Este tipo de actividades no sería criticable desde el punto de vista de un economista siempre que los sindicatos (y sus liberados) se financiaran exclusivamente con las cuotas de sus afiliados (aunque los trabajadores y los emprendedores tendrían los mismos motivos de queja ante la mafia de los comités de empresa). Es una vergüenza nacional que unos sindicatos que no representan ni al 10% de los empleados vivan de la teta pública y se jacten de ello, faltando al respeto a todos los que se levantan cada mañana para ganarse el pan, riéndose de ellos en su cara.

En esto último coinciden con el Gobierno del PSOE, que se ríe de la reforma laboral y hace bromas con la posibilidad de alcanzar los cinco millones de parados. De momento, la estrategia es subir impuestos y seguir endeudando a la economía española para tapar las bocas de los parados y dar de comer (y beber) a los sindicatos, pero la gallina de los huevos de oro está herida de muerte. CCOO y UGT lo saben y por eso sacan los pies del tiesto cuando reciben críticas de altos cargos con carnet socialista, llegando incluso a mandar "a su puta casa" al gobernador del Banco de España.

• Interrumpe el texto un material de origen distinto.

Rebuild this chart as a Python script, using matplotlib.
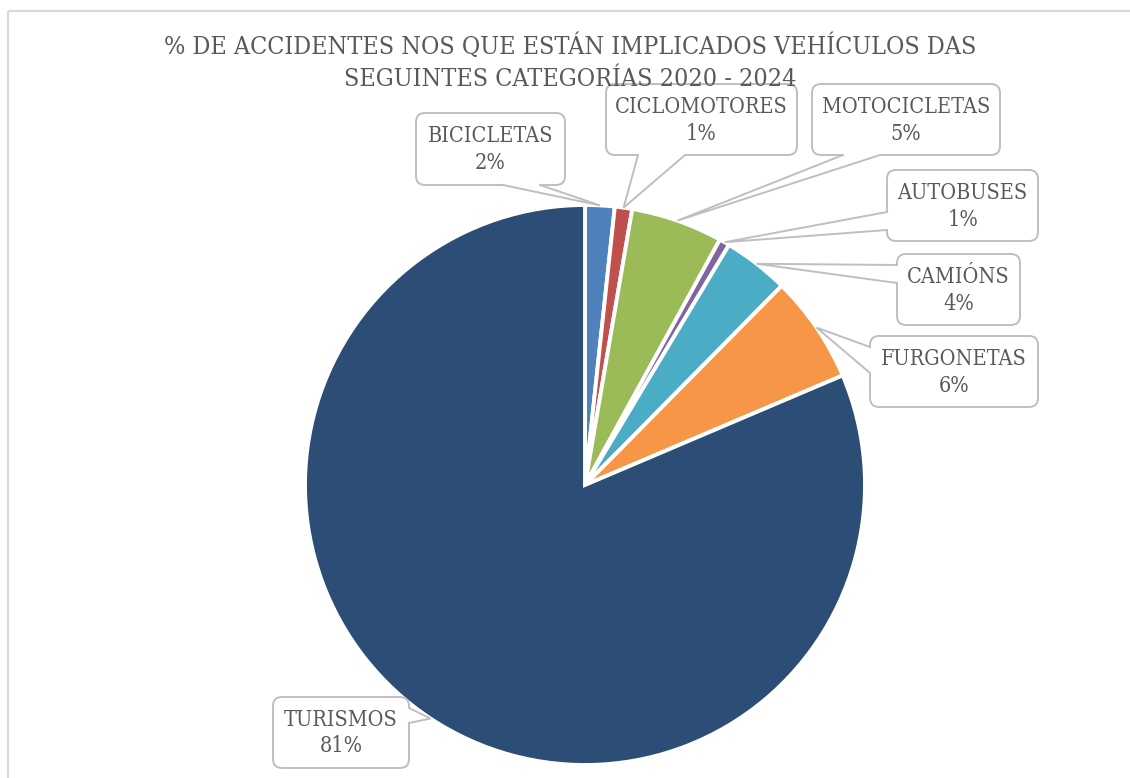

Con un Gobierno prisionero de esta aristocracia laboral y una oposición que está inmersa en un proceso lamentable de giro a la progresía más burda, la única solución para acabar con esta lacra es que los propios trabajadores se den cuenta de quienes son sus verdaderos enemigos. Y cuando los localicen lo tienen muy fácil: que les apliquen la misma receta que piden los sindicatos para el gobernador del Banco de España.